Opinion Photos

Call it “Build Back Bitter.”

Joe Biden’s $3.5 trillion spending “sharknado” apparently watered down by members of his own party. House Speaker Nancy Pelosi knew just who to blame: The reporters who cover the proceedings under the Capitol dome.

“I think you all could do a better job of selling it, to be frank with you,” Pelosi said.

Got that?

Pelosi believes that the press corps is just an unelected part of her House Democrat caucus, on hand to advocate for the left — not to report stories objectively.

And based on recent history, she’s absolutely right.

Corporate media made a collective decision in 2016: our nation needed its first female president, and with their unremittingly sympathetic reporting, Hillary Clinton would make history “her story.”  

Besides, those filling the newsrooms and executive suites regarded Donald Trump as an egomaniacal outsider. To their collective surprise, he became the Republican nominee. From the day in 2015 when he took a Trump Tower escalator to speak to a waiting crowd and announce his candidacy, the press escalated its attacks on the intriguing political novice, growing increasingly flummoxed as Trump soon became the GOP frontrunner.

Then, on election night, the unthinkable happened: Donald John Trump was elected the 45th president of the United States. Not only did the alphabet networks have trouble minding their p’s and q’s, but the taxpayer-financed Voice of America (VOA) dissolved into the tears of a clown. Radio/TV insiders relayed a revealing tale from deep inside the broadcast bureaucracy. 

Amanda Bennett, then the VOA director, ordered the production of a celebratory documentary, “America’s First Woman President,” to be aired once the votes were counted and the inevitable had occurred. 

When the inevitable yielded to the improbable, Bennett cried and other staffers scrambled, scurrying to fill the gap with somber live coverage that supplanted the joyous pre-produced, planned programming.

Though the press partisans came emotionally undone over the 2016 election results, they were far from done with Donald Trump. He may have been sworn in, but he became a figure to be sworn at, with journalistic coverage full of sound, fury, and falsehoods.

Russiagate. Kids in cages. Two weeks to flatten the curve. Voter ID is racist. Vote fraud is rare. The 2020 Eelection was secure.
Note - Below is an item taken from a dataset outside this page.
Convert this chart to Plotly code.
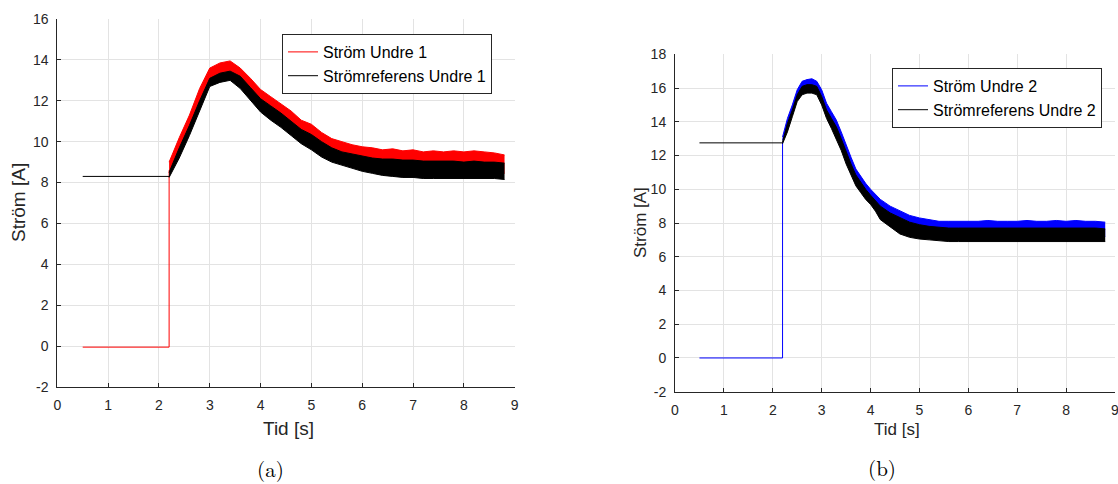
import plotly.graph_objects as go

# ---------------- data: panel (a) ----------------
t_pre1 = [0.5, 2.2, 2.2]
i1_pre = [-0.05, -0.05, 8.6]          # Ström Undre 1 before/at step
ref1_pre_t = [0.5, 2.2]
ref1_pre = [8.3, 8.3]                 # Strömreferens Undre 1 before step

t1 = [2.2, 2.4, 2.6, 2.8, 3.0, 3.2, 3.4, 3.6, 3.8, 4.0, 4.2, 4.4, 4.6, 4.8, 5.0,
      5.2, 5.4, 5.6, 5.8, 6.0, 6.2, 6.4, 6.6, 6.8, 7.0, 7.2, 7.4, 7.6, 7.8, 8.0,
      8.2, 8.4, 8.6, 8.8]
i1_hi = [9.0, 10.2, 11.3, 12.6, 13.6, 13.85, 13.95, 13.6, 13.1, 12.55, 12.2, 11.85,
         11.5, 11.05, 10.85, 10.45, 10.15, 10.0, 9.85, 9.75, 9.7, 9.6, 9.65, 9.55,
         9.6, 9.5, 9.55, 9.5, 9.55, 9.5, 9.55, 9.5, 9.45, 9.35]
i1_lo = [8.5, 9.5, 10.6, 11.8, 13.0, 13.2, 13.3, 12.9, 12.35, 11.75, 11.35, 11.0,
         10.6, 10.2, 9.9, 9.55, 9.3, 9.15, 9.0, 8.85, 8.75, 8.65, 8.6, 8.55,
         8.55, 8.5, 8.5, 8.5, 8.5, 8.5, 8.5, 8.5, 8.5, 8.45]
ref1_hi = [8.5, 9.7, 10.8, 12.0, 13.1, 13.35, 13.45, 13.2, 12.65, 12.1, 11.75, 11.4,
           11.0, 10.6, 10.35, 10.0, 9.7, 9.5, 9.4, 9.3, 9.2, 9.15, 9.15, 9.1,
           9.1, 9.05, 9.05, 9.05, 9.05, 9.0, 9.05, 9.0, 9.0, 8.95]
ref1_lo = [8.25, 9.2, 10.3, 11.5, 12.7, 12.9, 13.0, 12.6, 12.05, 11.45, 11.05, 10.7,
           10.3, 9.9, 9.6, 9.25, 9.0, 8.85, 8.7, 8.55, 8.45, 8.35, 8.3, 8.25,
           8.25, 8.2, 8.2, 8.2, 8.2, 8.2, 8.2, 8.2, 8.2, 8.15]

# ---------------- data: panel (b) ----------------
t_pre2 = [0.5, 2.2, 2.2]
i2_pre = [0.0, 0.0, 12.8]
ref2_pre_t = [0.5, 2.2]
ref2_pre = [12.75, 12.75]

t2 = [2.2, 2.3, 2.4, 2.5, 2.6, 2.7, 2.8, 2.9, 3.0, 3.1, 3.2, 3.3, 3.4, 3.5, 3.6,
      3.7, 3.8, 3.9, 4.0, 4.1, 4.2, 4.4, 4.6, 4.8, 5.0, 5.2, 5.4, 5.6, 5.8, 6.0,
      6.2, 6.4, 6.6, 6.8, 7.0, 7.2, 7.4, 7.6, 7.8, 8.0, 8.2, 8.4, 8.6, 8.8]
i2_hi = [13.1, 14.2, 15.0, 15.9, 16.4, 16.5, 16.55, 16.4, 15.9, 15.1, 14.6, 14.1,
         13.4, 12.6, 11.9, 11.2, 10.75, 10.35, 10.0, 9.7, 9.4, 9.0, 8.7, 8.45, 8.3,
         8.2, 8.1, 8.1, 8.1, 8.1, 8.1, 8.15, 8.1, 8.1, 8.1, 8.15, 8.1, 8.1, 8.15,
         8.1, 8.15, 8.1, 8.1, 8.05]
i2_lo = [12.9, 13.7, 14.6, 15.5, 15.9, 16.0, 16.0, 15.9, 15.3, 14.5, 13.9, 13.3,
         12.6, 11.8, 11.1, 10.5, 10.1, 9.7, 9.4, 9.0, 8.5, 8.05, 7.65, 7.45, 7.35,
         7.3, 7.25, 7.2, 7.2, 7.2, 7.2, 7.2, 7.2, 7.2, 7.2, 7.2, 7.2, 7.2, 7.2,
         7.2, 7.2, 7.2, 7.2, 7.2]
ref2_hi = [12.8, 13.9, 14.7, 15.6, 16.1, 16.2, 16.2, 16.1, 15.5, 14.7, 14.2, 13.7,
           13.0, 12.2, 11.5, 10.85, 10.4, 10.0, 9.65, 9.3, 9.0, 8.6, 8.3, 8.05, 7.9,
           7.8, 7.75, 7.7, 7.7, 7.7, 7.7, 7.72, 7.7, 7.7, 7.7, 7.72, 7.7, 7.7, 7.72,
           7.7, 7.72, 7.7, 7.7, 7.65]
ref2_lo = [12.7, 13.4, 14.3, 15.2, 15.6, 15.7, 15.7, 15.6, 15.0, 14.2, 13.6, 13.0,
           12.3, 11.5, 10.8, 10.2, 9.8, 9.4, 9.1, 8.7, 8.2, 7.75, 7.35, 7.15, 7.05,
           7.0, 6.95, 6.9, 6.9, 6.9, 6.9, 6.9, 6.9, 6.9, 6.9, 6.9, 6.9, 6.9, 6.9,
           6.9, 6.9, 6.9, 6.9, 6.9]

x_ticks = [0, 1, 2, 3, 4, 5, 6, 7, 8, 9]
x_ticktext = ["0", "1", "2", "3", "4", "5", "6", "7", "8", "9"]
y_ticks1 = [-2, 0, 2, 4, 6, 8, 10, 12, 14, 16]
y_ticktext1 = ["-2", "0", "2", "4", "6", "8", "10", "12", "14", "16"]
y_ticks2 = [-2, 0, 2, 4, 6, 8, 10, 12, 14, 16, 18]
y_ticktext2 = ["-2", "0", "2", "4", "6", "8", "10", "12", "14", "16", "18"]

RED, BLACK, BLUE = "#ff0000", "#000000", "#0000ff"
FONT = "Liberation Sans, Arial, Helvetica, sans-serif"
SERIF = "Latin Modern Roman, Liberation Serif, DejaVu Serif, serif"
TXT = "#262626"
GRID = "#e3e3e3"

fig = go.Figure()


def band(x, lo, hi, color, xa, ya):
    fig.add_trace(go.Scatter(x=x, y=lo, mode="lines", line=dict(color=color, width=1),
                             showlegend=False, hoverinfo="skip", xaxis=xa, yaxis=ya))
    fig.add_trace(go.Scatter(x=x, y=hi, mode="lines", line=dict(color=color, width=1),
                             fill="tonexty", fillcolor=color, showlegend=False,
                             hoverinfo="skip", xaxis=xa, yaxis=ya))


# panel (a)
fig.add_trace(go.Scatter(x=t_pre1, y=i1_pre, mode="lines", line=dict(color=RED, width=1),
                         name="Ström Undre 1", legend="legend", legendrank=1,
                         xaxis="x", yaxis="y"))
fig.add_trace(go.Scatter(x=ref1_pre_t, y=ref1_pre, mode="lines", line=dict(color=BLACK, width=1),
                         name="Strömreferens Undre 1", legend="legend", legendrank=2,
                         xaxis="x", yaxis="y"))
band(t1, i1_lo, i1_hi, RED, "x", "y")
band(t1, ref1_lo, ref1_hi, BLACK, "x", "y")

# panel (b)
fig.add_trace(go.Scatter(x=t_pre2, y=i2_pre, mode="lines", line=dict(color=BLUE, width=1),
                         name="Ström Undre 2", legend="legend2", legendrank=1,
                         xaxis="x2", yaxis="y2"))
fig.add_trace(go.Scatter(x=ref2_pre_t, y=ref2_pre, mode="lines", line=dict(color=BLACK, width=1),
                         name="Strömreferens Undre 2", legend="legend2", legendrank=2,
                         xaxis="x2", yaxis="y2"))
band(t2, i2_lo, i2_hi, BLUE, "x2", "y2")
band(t2, ref2_lo, ref2_hi, BLACK, "x2", "y2")

W, H = 1118, 484


def px(x):
    return x / W


def py(y):
    return 1 - y / H


axis_common = dict(showline=True, linecolor=TXT, linewidth=1, ticks="inside", ticklen=4,
                   tickcolor=TXT, showgrid=True, gridcolor=GRID, gridwidth=1,
                   zeroline=False, tickfont=dict(family=FONT, size=14, color=TXT),
                   ticklabelstandoff=5, mirror=False, automargin=False,
                   ticklabeloverflow="allow")

fig.update_layout(
    width=W, height=H, margin=dict(l=0, r=0, t=0, b=0, autoexpand=False),
    paper_bgcolor="white", plot_bgcolor="white",
    xaxis=dict(domain=[px(57.3), px(514.7)], range=[0, 9], tickvals=x_ticks,
               ticktext=x_ticktext, anchor="y", **axis_common),
    yaxis=dict(domain=[py(387), py(19)], range=[-2, 16], tickvals=y_ticks1,
               ticktext=y_ticktext1, anchor="x", **axis_common),
    xaxis2=dict(domain=[px(675), px(1115)], range=[0, 9], tickvals=x_ticks,
                ticktext=x_ticktext, anchor="y2", **axis_common),
    yaxis2=dict(domain=[py(391.7), py(54.3)], range=[-2, 18], tickvals=y_ticks2,
                ticktext=y_ticktext2, anchor="x2", **axis_common),
    legend=dict(x=px(282), y=py(34), xanchor="left", yanchor="top",
                bordercolor=TXT, borderwidth=1, bgcolor="white", traceorder="normal",
                font=dict(family=FONT, size=16, color="#000000"),
                tracegroupgap=0, itemwidth=30),
    legend2=dict(x=px(892), y=py(68), xanchor="left", yanchor="top",
                 bordercolor=TXT, borderwidth=1, bgcolor="white", traceorder="normal",
                 font=dict(family=FONT, size=16, color="#000000"),
                 tracegroupgap=0, itemwidth=30),
    showlegend=True,
)

annos = [
    dict(text="Ström [A]", x=px(18), y=py(203), textangle=-90, size=19, fam=FONT),
    dict(text="Ström [A]", x=px(640), y=py(223), textangle=-90, size=17, fam=FONT),
    dict(text="Tid [s]", x=px(289), y=py(428), textangle=0, size=19, fam=FONT),
    dict(text="Tid [s]", x=px(897), y=py(429), textangle=0, size=17, fam=FONT),
    dict(text="(a)", x=px(270), y=py(468), textangle=0, size=21, fam=SERIF),
    dict(text="(b)", x=px(882), y=py(467), textangle=0, size=21, fam=SERIF),
]
for a in annos:
    fig.add_annotation(text=a["text"], x=a["x"], y=a["y"], xref="paper", yref="paper",
                       xanchor="center", yanchor="middle", showarrow=False,
                       textangle=a["textangle"],
                       font=dict(family=a["fam"], size=a["size"],
                                 color=TXT if a["fam"] == FONT else "#000000"))

fig.write_html("out.html")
To those journalistic themes and scores more, Trump offered a two-word response — fake news. 

Others, with a different political perspective, offered a similar, earlier message in much more sophisticated prose. Trump’s presidential predecessor retained the services of a “late thirtysomething” Ben Rhodes, a one-time aspiring novelist who was given a title too long for a book cover: “Deputy National Security Adviser for Strategic Communications.”

The fact that Ben Rhodes’ brother, David, was president of CBS News at the time made Ben’s hiring a “two-fer” in the eyes of Barack Obama: a “creative writer” in the White House with a sibling presiding over a bevy of “creative communicators.” Sure enough, Ben confessed to the New York Times Magazine that the successful messaging of the U.S.-Iran nuke deal and the diplomatic recognition of Communist Cuba depended upon the creation of compelling narratives. Not necessarily factual, nor true, but “compelling.”

And those narratives were served up to a group of sympathetic reporters gullible enough to swallow them hook, line and sinker. Rhodes didn’t call those journalists “gullible”— he called them know nothings. In that same worshipful New York Times Magazine profile, he described the average reporter in the White House Press Corps as someone “27 years old” whose “only reporting experience consists of being around political campaigns.”

“They literally know nothing,” Rhodes concluded.

Americans have learned a little something about the politicization of the press: it is real, it is rabid, and it is radical.

What’s more, it has prompted a reaction of revulsion. 

July brought these results from a Gallup Poll: Americans with “quite a lot” or a “great deal” of confidence in newspapers totaled just 21%. For television, it was even lower: only 16%.

The prevailing political view of the press — Orange man bad, senile man superb — jeopardizes American journalism, which badly needs reform—except in the eyes of journalists.

They regard it as the “Build Back Bummer.”